The ban on plastic bags takes effect today after manufacturers lost their bid to stop its implementation on Friday.
We urge that implementation of the plastic bags ban be done in an orderly manner.
The authorities should not rush to make arbitrary arrests since the ultimate goal must be to clean up the environment.
Caution is needed as the ban is effected to ensure that the enforcement officers don’t harass ordinary citizens.
The government should ensure that personnel effecting the ban don’t use it as a means of extorting bribes.
For the manufacturers, all is not lost after losing their court bid to reverse the ban on Friday.
They should now set out to learn from their counterparts in other African countries like Rwanda, which have successfully banned plastic bags.
We all know that when change arrives there is always bound to be stiff opposition, but gradually it becomes acceptable.
The government was adamant that it would not suspend the plastics ban after holding talks with manufacturers for 10 years.
The damage wrought by plastic bags on the environment is enormous and it is going to take years to clean-up. We have all seen how plastic bags choke our ecosystem. For example, supermarkets used to dish out 100 million plastic bags to shoppers annually.
Plastic bags not only harm animals. fish and birds, but also pose a serious threat to human lives.

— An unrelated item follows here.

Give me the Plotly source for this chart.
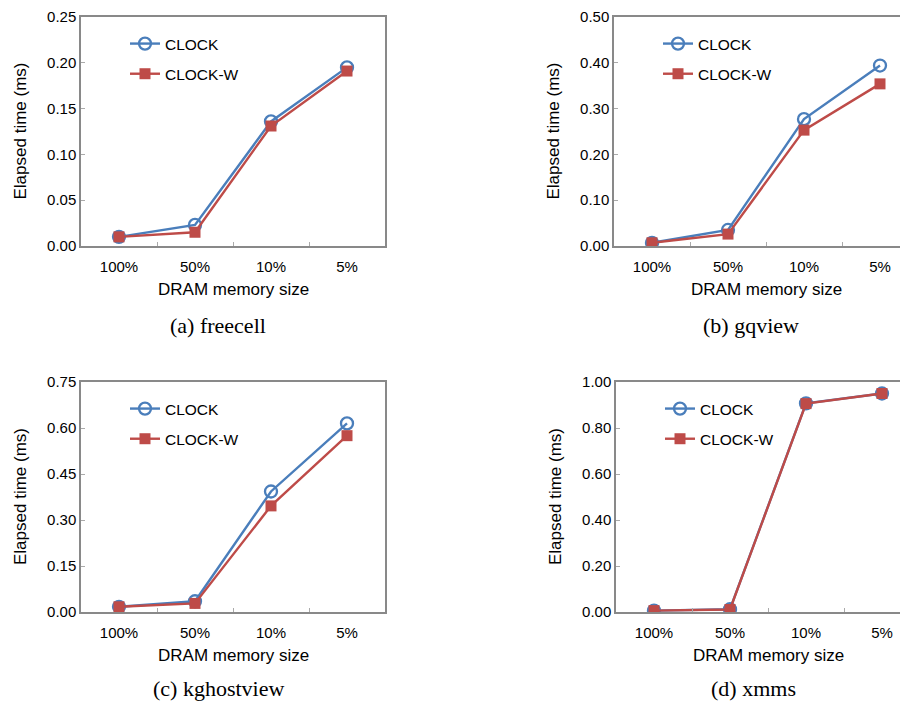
import plotly.graph_objects as go

W, H = 908, 707
OFF = 8  # page body margin offset

categories = ["100%", "50%", "10%", "5%"]

panels = ["(a) freecell", "(b) gqview", "(c) kghostview", "(d) xmms"]

clock_freecell = [0.010, 0.023, 0.136, 0.195]
clockw_freecell = [0.010, 0.015, 0.131, 0.191]

clock_gqview = [0.007, 0.035, 0.277, 0.394]
clockw_gqview = [0.007, 0.026, 0.253, 0.354]

clock_kghostview = [0.017, 0.035, 0.393, 0.615]
clockw_kghostview = [0.017, 0.028, 0.346, 0.575]

clock_xmms = [0.006, 0.012, 0.907, 0.950]
clockw_xmms = [0.006, 0.011, 0.906, 0.950]

y_ticks = [
    [0.00, 0.05, 0.10, 0.15, 0.20, 0.25],
    [0.00, 0.10, 0.20, 0.30, 0.40, 0.50],
    [0.00, 0.15, 0.30, 0.45, 0.60, 0.75],
    [0.00, 0.20, 0.40, 0.60, 0.80, 1.00],
]

series = [
    (clock_freecell, clockw_freecell),
    (clock_gqview, clockw_gqview),
    (clock_kghostview, clockw_kghostview),
    (clock_xmms, clockw_xmms),
]

BLUE = "#4a7ebb"
RED = "#be4b48"
AXIS = "#898989"
FONT = "Liberation Sans, Arial, sans-serif"
SERIF = "Liberation Serif, Times New Roman, serif"

# pixel layout of each panel in screen coords: (left, right_visible, top, bottom, full_right, caption_dy)
boxes = [
    (81, 385, 17, 246, 385, 79),
    (614, 908, 17, 246, 918, 79),
    (81, 385, 382, 612, 385, 76),
    (616, 908, 382, 612, 920, 76),
]

fig = go.Figure()

def px_x(x):
    return (x - OFF) / W

def px_y(y):
    return 1 - (y - OFF) / H

for i, ((c, cw), (l, r, t, b, fr, cdy)) in enumerate(zip(series, boxes)):
    n = i + 1
    xa = "x" if n == 1 else f"x{n}"
    ya = "y" if n == 1 else f"y{n}"
    lg = "legend" if n == 1 else f"legend{n}"
    fig.add_trace(go.Scatter(
        x=categories, y=c, name="CLOCK", xaxis=xa, yaxis=ya, legend=lg,
        legendgroup=f"c{n}",
        mode="lines+markers",
        line=dict(color=BLUE, width=2.4),
        marker=dict(symbol="circle-open", size=12, color=BLUE, line=dict(width=2.3, color=BLUE)),
    ))
    fig.add_trace(go.Scatter(
        x=categories, y=cw, name="CLOCK-W", xaxis=xa, yaxis=ya, legend=lg,
        legendgroup=f"w{n}",
        mode="lines+markers",
        line=dict(color=RED, width=2.4),
        marker=dict(symbol="square", size=11, color=RED),
    ))
    full_w = fr - l
    vis_w = r - l
    band = full_w / 4
    xr = [-0.5, -0.5 + vis_w / band]
    cut = fr > r
    xkey = "xaxis" if n == 1 else f"xaxis{n}"
    ykey = "yaxis" if n == 1 else f"yaxis{n}"
    fig.update_layout(**{
        xkey: dict(
            domain=[px_x(l), px_x(r)], anchor=ya, type="category", automargin=False,
            range=xr, showline=True, linecolor=AXIS, linewidth=1.5, mirror=True,
            ticks="inside", tickson="boundaries", ticklen=4, tickcolor="#aaaaaa",
            ticklabelstandoff=6, ticklabeloverflow="allow",
            showgrid=False, zeroline=False, tickfont=dict(family=FONT, size=15, color="#000"),
            fixedrange=True,
        ),
        ykey: dict(
            domain=[px_y(b), px_y(t)], anchor=xa, automargin=False,
            range=[0, y_ticks[i][-1]], tickmode="array", tickvals=y_ticks[i],
            ticktext=[f"{v:.2f}" for v in y_ticks[i]],
            showline=True, linecolor=AXIS, linewidth=1.5, mirror=(not cut),
            ticks="inside", ticklen=4, tickcolor="#aaaaaa", ticklabeloverflow="allow",
            showgrid=False, zeroline=False, tickfont=dict(family=FONT, size=15, color="#000"),
            fixedrange=True,
        ),
        lg: dict(
            x=px_x(l + 44), y=px_y(t + 10), xanchor="left", yanchor="top",
            bgcolor="rgba(0,0,0,0)", font=dict(family=FONT, size=15.5, color="#000"),
            tracegroupgap=7, itemclick=False, itemdoubleclick=False,
        ),
    })
    mid_x = (l + fr) / 2
    fig.add_annotation(text="DRAM memory size", xref="paper", yref="paper",
                       x=px_x(mid_x), y=px_y(b + 43), showarrow=False,
                       xanchor="center", yanchor="middle",
                       font=dict(family=FONT, size=17, color="#000"))
    fig.add_annotation(text="Elapsed time (ms)", xref="paper", yref="paper",
                       x=px_x(l - 61), y=px_y((t + b) / 2), showarrow=False, textangle=-90,
                       xanchor="center", yanchor="middle",
                       font=dict(family=FONT, size=17, color="#000"))
    fig.add_annotation(text=panels[i], xref="paper", yref="paper",
                       x=px_x(mid_x - 15), y=px_y(b + cdy), showarrow=False,
                       xanchor="center", yanchor="middle",
                       font=dict(family=SERIF, size=22, color="#000"))

fig.update_layout(
    width=W, height=H, margin=dict(l=0, r=0, t=0, b=0, autoexpand=False),
    paper_bgcolor="white", plot_bgcolor="white", showlegend=True,
)

fig.write_html("out.html")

The National Environment Management Authority must now scale up education programmes for the masses to enlighten them on how to adopt alternative green solutions.
Eco-friendly carrier bags like baskets should be mass produced to make them cheaper for Kenyans This can be achieved by offering incentives to manufacturers.
The onus is now on these manufacturers to adopt eco-friendly bags in their production processes.
We owe it to current and future generations to ensure that our environment is made conducive for life.